Lock and C meet one night when C’s token roommates take her to the club he works at for her birthday. Naturally they know him from high school in the unnamed town they all lived in, but somehow all left, and then all ended up in Seattle together. Roomies “heard” somehow that Lock worked there. Why did they care to go find him when neither of them seems to like him at all? Couldn’t tell you. But if they hadn’t, Lock and C don’t meet. Very convenient Swiss cheese.
Lock and C are drawn to each other. He goes home with her and takes her v card without knowing it. Surprise. Let’s all harass and embarrass her about it the next day. Fucking eye roll. I loathe and despise stories with virgin female characters exactly like C. Naive and innocent who can’t string two words together around a man. They have sex once and then all of a sudden become depraved sex goddesses overnight. No. Just No. Moving on…
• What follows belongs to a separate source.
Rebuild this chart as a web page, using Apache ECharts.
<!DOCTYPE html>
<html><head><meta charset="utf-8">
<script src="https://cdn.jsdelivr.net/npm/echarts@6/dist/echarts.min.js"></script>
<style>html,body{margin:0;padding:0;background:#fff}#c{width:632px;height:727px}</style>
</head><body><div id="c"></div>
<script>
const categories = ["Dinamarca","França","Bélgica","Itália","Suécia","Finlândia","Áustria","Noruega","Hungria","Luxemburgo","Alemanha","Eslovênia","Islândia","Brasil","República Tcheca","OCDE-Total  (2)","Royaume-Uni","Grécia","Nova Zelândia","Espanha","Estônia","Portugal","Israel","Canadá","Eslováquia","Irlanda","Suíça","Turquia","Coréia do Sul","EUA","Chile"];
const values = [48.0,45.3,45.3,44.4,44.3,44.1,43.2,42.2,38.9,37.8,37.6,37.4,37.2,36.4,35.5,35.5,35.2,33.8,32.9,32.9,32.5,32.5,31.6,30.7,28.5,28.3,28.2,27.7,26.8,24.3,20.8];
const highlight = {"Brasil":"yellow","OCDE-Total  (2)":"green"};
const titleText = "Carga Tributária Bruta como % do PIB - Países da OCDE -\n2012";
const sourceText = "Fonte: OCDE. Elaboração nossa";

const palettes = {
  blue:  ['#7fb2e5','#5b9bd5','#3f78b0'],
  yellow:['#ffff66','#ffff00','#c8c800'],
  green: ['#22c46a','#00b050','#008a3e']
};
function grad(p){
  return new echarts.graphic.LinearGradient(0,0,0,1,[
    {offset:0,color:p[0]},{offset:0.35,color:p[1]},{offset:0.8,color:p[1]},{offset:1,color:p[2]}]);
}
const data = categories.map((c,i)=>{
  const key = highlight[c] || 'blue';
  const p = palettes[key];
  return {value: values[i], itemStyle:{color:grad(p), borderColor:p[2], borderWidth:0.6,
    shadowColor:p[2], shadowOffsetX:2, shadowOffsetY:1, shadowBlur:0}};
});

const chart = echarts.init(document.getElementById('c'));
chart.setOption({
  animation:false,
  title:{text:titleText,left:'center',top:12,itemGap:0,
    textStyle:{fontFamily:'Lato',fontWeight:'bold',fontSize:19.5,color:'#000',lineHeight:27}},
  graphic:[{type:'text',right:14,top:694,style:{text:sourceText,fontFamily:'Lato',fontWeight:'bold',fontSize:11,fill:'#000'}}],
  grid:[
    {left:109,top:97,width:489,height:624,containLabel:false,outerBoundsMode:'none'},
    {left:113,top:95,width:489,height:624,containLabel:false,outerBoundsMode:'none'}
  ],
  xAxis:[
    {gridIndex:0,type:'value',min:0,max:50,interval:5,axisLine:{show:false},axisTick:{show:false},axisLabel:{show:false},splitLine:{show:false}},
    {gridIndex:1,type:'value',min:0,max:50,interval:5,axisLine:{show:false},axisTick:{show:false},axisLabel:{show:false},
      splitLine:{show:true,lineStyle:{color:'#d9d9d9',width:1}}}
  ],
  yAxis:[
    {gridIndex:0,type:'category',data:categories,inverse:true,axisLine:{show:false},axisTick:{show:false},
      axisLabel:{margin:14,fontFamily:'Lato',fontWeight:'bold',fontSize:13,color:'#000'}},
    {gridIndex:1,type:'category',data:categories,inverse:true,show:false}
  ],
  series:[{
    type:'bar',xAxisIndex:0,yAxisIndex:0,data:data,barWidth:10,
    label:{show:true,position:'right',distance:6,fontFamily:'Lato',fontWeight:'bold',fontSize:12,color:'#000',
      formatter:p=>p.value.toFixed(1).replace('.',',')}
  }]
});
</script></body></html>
C is incredibly naive and stupid. Lock is draped in a red flag. He leaves a trail of red flags in his wake. She’s known him a grand total of one week and is professing her love for him with hearts in her eyes. He’s so evasive and cagey that only someone as truly stupid as C is in this story would fall in love with him within one week. She’s got a serious case of virgin heart.
All that being said, Lock is the best part of this story and I loved him. The author has created an intriguing character but ultimately did him no justice because he’s as shallow as a puddle. We get no depth to him whatsoever. Every few pages he’s revealing something new about himself but there’s no further exploration. Lock’s relationship with Anna is a glaring red flag that needs to be explored. It’s not even the sexual nature of their interactions. They’re sex workers. They perform together. Ok, fine. As an aside, Lock’s narration of his and Anna’s sex scene in the champagne room was utterly absurd. All of a sudden he’s a poet and trying to juxtapose seedy sex with a refined backdrop. Like watching a sex scene in a movie where they try to make it high brow by playing classical music. It was so out of the blue and made no sense, but totally par for the course in this book. Anyway..Lock and Anna. He also sleeps with her on their own time on the reg. (This happens on page after he meets and sleeps with C for anyone who cares about things like that). He talks about this symbiotic relationship between them, how they use each other for mutual release and are so in tune with each other’s desires and bodies, and how they basically saved each other years ago (more Swiss cheese). But it’s obviously more than that. He has an emotional relationship with her, it’s not just sex. Whether he’s lying to himself or to her idk. Anna’s twitchy about Lock’s relationship with C. Lock’s cagey about Anna. And C just smiles and nods because she’s a fucking teenager. Right. Pay no attention to the man behind the curtain, child.
I wish this wasn’t as poorly written as it is because I truly enjoyed Lock as a character. I’d read a whole book in only
his POV. I skimmed a whole bunch of this after awhile because I only cared about reading his chapters. The rest was a waste. I do want to know how his story ends but I can’t commit to another 3 or 4 books like this one.